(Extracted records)
^^^^^^^^^^^^^^^^

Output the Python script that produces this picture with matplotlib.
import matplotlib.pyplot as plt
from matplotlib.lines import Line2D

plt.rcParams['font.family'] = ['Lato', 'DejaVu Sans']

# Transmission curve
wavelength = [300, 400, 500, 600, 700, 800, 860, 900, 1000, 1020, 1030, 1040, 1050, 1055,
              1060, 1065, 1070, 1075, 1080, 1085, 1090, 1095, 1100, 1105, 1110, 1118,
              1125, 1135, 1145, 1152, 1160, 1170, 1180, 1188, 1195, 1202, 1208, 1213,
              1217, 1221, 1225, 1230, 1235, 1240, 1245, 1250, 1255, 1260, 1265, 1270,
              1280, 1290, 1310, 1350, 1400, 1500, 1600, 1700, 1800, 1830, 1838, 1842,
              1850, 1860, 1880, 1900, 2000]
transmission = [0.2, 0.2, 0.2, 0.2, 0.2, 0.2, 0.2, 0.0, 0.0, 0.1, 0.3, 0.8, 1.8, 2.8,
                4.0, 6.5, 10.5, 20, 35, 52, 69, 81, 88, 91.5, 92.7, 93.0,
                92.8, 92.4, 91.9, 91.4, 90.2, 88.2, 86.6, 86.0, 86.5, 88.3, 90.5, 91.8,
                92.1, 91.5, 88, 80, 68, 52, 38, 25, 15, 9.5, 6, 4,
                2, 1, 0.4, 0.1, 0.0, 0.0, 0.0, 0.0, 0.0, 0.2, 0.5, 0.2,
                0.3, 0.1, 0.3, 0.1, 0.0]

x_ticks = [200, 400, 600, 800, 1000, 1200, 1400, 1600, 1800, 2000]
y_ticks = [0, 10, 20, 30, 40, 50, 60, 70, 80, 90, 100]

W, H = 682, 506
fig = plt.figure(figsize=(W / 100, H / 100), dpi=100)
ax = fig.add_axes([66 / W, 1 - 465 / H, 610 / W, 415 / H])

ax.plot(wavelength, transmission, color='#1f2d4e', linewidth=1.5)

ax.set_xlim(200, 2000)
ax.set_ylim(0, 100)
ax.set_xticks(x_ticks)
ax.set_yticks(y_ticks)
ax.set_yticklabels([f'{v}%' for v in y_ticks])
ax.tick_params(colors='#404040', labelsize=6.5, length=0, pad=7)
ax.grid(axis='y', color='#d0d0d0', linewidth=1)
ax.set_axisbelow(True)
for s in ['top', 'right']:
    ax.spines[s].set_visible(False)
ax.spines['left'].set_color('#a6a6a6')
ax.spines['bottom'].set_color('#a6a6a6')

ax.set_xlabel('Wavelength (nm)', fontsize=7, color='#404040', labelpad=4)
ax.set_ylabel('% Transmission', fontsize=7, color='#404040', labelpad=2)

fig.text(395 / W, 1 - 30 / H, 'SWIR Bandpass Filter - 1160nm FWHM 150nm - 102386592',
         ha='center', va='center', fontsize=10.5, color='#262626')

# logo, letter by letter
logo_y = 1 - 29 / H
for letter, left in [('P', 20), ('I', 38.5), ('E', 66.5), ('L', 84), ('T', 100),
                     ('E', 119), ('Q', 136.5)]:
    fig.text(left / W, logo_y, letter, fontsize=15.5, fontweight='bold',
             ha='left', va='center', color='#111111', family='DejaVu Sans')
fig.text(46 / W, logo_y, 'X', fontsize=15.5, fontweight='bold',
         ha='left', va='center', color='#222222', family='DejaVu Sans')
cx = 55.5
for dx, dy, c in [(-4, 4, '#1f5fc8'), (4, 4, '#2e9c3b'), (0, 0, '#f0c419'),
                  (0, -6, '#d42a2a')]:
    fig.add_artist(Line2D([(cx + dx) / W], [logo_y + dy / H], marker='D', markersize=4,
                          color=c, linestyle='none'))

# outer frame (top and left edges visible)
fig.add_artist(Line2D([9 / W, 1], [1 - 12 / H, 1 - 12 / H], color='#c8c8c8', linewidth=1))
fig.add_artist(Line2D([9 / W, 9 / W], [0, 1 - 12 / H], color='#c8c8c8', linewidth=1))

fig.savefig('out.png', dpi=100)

^^^^^^^^^^^^^^^^

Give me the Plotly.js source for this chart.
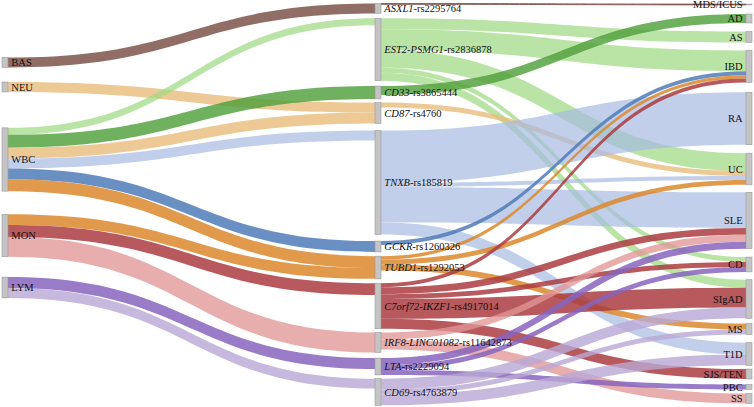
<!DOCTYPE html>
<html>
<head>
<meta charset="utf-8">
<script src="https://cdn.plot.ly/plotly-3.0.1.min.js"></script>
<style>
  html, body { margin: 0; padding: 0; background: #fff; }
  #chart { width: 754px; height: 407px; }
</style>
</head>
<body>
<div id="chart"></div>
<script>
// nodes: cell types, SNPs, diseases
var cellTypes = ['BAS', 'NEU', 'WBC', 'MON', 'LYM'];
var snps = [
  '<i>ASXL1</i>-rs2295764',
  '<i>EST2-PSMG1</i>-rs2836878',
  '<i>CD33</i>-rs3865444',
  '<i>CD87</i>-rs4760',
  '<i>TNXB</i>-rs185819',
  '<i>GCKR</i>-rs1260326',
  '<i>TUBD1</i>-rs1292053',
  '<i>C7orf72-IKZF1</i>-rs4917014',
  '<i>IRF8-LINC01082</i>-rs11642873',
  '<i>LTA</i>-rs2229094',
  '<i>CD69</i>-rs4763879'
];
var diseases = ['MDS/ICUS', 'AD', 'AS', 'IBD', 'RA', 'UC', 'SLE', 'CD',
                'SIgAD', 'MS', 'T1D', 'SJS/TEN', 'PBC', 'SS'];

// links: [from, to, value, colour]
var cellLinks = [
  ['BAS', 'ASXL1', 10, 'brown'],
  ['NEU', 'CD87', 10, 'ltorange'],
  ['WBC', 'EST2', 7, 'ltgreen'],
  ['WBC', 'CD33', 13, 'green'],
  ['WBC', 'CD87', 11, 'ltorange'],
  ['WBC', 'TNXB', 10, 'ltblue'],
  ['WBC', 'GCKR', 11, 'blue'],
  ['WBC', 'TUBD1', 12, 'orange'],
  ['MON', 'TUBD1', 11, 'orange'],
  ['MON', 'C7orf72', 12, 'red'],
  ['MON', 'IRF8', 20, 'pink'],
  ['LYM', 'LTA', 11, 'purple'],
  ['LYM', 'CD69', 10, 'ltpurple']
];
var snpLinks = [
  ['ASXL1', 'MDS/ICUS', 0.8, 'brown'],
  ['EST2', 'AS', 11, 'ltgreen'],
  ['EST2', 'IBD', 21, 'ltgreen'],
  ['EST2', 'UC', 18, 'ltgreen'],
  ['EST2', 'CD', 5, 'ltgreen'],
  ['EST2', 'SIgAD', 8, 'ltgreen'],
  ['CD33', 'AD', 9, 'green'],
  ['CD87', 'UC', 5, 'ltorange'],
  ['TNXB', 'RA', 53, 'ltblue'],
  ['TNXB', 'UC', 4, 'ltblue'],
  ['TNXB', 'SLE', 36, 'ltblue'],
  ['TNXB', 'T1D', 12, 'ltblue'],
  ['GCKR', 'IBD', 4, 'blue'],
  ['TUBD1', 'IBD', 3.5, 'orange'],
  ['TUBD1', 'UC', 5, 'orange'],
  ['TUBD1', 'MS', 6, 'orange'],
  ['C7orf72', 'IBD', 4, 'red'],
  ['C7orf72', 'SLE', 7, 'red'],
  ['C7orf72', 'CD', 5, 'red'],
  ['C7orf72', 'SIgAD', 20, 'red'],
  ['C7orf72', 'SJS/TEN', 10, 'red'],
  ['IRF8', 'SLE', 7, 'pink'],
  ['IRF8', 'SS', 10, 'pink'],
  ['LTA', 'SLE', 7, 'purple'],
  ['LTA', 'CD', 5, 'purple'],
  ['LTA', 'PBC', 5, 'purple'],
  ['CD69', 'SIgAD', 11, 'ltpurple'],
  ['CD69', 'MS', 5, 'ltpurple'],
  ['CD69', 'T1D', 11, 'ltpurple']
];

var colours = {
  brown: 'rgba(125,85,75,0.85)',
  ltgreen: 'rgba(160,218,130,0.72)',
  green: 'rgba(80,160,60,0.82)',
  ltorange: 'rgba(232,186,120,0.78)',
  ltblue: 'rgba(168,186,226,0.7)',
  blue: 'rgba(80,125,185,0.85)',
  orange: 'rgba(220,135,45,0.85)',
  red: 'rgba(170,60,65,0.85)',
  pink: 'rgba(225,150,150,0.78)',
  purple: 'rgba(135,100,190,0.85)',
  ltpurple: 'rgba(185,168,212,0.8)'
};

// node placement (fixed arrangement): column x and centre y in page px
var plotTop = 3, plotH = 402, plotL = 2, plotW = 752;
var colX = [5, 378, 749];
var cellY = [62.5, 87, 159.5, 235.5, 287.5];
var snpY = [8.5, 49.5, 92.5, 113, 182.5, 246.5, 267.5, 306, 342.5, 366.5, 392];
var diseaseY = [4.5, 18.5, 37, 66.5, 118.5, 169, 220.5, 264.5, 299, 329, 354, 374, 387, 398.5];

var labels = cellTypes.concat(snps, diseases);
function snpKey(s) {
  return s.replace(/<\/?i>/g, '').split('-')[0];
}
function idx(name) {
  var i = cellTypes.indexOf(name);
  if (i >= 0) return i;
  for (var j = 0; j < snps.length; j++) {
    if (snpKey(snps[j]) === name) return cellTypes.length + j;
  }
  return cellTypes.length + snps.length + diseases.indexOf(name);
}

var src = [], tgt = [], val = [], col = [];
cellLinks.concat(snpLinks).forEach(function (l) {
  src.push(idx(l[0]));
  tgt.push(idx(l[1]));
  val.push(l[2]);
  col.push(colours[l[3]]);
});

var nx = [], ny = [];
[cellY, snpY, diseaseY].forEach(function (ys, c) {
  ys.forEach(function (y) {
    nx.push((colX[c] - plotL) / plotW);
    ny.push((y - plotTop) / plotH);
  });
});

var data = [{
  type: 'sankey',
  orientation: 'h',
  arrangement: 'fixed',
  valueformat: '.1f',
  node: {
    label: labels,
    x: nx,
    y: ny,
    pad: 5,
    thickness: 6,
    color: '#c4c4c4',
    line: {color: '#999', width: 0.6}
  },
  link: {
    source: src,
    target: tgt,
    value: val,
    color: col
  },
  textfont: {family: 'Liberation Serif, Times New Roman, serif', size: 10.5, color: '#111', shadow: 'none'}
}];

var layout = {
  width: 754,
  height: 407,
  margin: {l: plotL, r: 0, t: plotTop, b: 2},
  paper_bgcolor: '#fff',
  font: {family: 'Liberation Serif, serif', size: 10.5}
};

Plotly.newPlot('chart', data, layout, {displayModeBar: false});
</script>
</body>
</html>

^^^^^^^^^^^^^^^^

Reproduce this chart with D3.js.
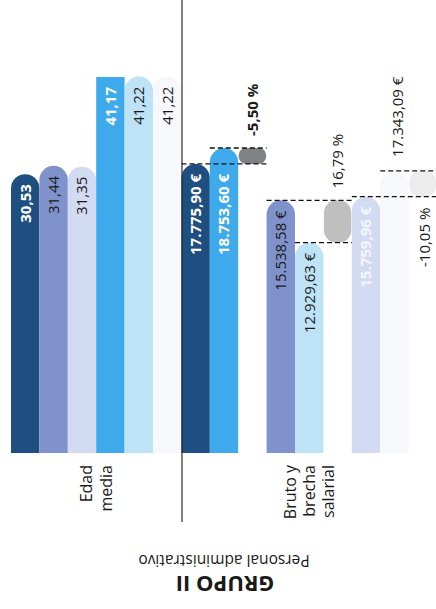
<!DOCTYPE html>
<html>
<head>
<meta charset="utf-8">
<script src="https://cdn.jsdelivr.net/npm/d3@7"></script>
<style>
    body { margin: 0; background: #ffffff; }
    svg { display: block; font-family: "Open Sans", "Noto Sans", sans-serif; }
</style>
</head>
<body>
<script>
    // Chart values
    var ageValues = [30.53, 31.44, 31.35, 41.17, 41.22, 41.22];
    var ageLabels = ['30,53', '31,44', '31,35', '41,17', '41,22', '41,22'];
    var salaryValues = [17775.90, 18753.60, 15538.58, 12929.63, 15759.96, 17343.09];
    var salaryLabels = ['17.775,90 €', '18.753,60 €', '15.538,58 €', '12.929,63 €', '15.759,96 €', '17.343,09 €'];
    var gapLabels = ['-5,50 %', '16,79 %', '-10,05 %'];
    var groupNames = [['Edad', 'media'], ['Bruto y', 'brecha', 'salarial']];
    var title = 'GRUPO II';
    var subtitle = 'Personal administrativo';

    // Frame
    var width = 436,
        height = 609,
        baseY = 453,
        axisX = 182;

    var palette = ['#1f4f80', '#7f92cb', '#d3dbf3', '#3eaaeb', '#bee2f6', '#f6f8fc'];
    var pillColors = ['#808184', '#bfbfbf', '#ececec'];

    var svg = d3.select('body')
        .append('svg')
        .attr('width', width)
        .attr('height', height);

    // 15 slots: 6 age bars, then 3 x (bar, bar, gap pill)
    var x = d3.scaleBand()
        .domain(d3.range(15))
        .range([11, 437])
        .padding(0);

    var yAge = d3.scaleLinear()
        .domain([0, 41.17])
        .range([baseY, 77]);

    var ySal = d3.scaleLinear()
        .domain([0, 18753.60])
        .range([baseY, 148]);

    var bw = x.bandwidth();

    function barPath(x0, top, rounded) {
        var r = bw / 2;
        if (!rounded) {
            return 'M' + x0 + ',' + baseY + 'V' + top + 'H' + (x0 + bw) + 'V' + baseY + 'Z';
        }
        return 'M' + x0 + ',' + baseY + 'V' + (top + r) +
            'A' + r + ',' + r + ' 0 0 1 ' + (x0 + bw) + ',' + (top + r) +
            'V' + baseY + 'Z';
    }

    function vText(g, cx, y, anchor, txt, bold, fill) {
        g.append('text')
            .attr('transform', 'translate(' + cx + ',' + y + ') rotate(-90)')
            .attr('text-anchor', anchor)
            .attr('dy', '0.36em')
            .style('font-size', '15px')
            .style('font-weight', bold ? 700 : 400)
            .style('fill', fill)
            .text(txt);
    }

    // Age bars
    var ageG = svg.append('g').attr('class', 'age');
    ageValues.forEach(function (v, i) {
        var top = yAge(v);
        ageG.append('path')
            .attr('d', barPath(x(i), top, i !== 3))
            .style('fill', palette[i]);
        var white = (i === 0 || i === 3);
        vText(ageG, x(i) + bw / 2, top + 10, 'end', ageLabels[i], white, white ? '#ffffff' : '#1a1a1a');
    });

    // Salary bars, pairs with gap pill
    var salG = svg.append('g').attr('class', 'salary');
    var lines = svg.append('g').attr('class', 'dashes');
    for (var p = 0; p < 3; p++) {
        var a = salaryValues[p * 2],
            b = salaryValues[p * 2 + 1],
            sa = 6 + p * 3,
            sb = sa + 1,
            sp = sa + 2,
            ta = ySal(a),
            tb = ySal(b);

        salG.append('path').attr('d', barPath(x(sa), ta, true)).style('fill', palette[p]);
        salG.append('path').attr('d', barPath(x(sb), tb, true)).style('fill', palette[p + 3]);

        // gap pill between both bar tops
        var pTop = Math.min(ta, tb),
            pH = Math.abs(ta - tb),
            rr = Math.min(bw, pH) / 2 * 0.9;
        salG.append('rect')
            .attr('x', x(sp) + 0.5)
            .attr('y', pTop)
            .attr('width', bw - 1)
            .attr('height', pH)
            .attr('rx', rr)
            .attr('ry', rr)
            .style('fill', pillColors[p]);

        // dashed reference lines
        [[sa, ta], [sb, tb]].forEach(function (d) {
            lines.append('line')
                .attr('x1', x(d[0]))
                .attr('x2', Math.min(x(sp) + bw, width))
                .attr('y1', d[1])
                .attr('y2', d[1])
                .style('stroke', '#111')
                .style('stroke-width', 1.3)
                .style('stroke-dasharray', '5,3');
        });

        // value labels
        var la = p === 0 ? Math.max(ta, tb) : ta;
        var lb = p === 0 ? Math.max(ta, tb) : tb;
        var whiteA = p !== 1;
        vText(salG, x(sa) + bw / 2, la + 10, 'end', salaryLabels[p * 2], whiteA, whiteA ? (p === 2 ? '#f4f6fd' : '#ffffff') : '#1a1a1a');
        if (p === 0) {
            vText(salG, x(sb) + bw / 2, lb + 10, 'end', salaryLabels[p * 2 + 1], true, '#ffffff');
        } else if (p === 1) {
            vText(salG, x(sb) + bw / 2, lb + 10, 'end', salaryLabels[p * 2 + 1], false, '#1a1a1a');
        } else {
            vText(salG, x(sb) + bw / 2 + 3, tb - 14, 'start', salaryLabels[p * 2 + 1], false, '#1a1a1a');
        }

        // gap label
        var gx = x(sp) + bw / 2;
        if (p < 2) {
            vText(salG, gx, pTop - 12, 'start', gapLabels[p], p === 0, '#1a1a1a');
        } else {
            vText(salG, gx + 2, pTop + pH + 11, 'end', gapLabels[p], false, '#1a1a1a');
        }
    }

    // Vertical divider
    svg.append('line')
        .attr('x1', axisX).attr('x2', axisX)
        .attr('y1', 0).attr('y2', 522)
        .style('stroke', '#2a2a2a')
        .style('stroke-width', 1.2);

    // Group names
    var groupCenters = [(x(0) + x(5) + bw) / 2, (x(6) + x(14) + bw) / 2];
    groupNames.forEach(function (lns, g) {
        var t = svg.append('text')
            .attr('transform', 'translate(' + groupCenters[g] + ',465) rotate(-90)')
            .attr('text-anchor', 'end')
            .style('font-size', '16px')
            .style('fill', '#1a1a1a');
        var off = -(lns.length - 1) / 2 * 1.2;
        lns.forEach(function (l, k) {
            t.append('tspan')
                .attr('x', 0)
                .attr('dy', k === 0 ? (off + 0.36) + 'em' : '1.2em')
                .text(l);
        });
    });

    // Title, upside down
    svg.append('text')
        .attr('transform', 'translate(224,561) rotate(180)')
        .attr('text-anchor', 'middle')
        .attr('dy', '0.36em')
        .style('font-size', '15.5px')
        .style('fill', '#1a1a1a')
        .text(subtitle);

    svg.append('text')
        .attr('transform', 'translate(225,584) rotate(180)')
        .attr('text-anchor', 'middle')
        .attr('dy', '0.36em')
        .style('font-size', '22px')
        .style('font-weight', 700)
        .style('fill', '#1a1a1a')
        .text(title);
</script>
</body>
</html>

^^^^^^^^^^^^^^^^

Above is a listing; print exactly its lines from the one with "Output the Python" through the one with "plt.rcParams['font.family'] = ['Lato', 'DejaVu", and no other lines.

[Solution for this problem]:
Output the Python script that produces this picture with matplotlib.
import matplotlib.pyplot as plt
from matplotlib.lines import Line2D

plt.rcParams['font.family'] = ['Lato', 'DejaVu Sans']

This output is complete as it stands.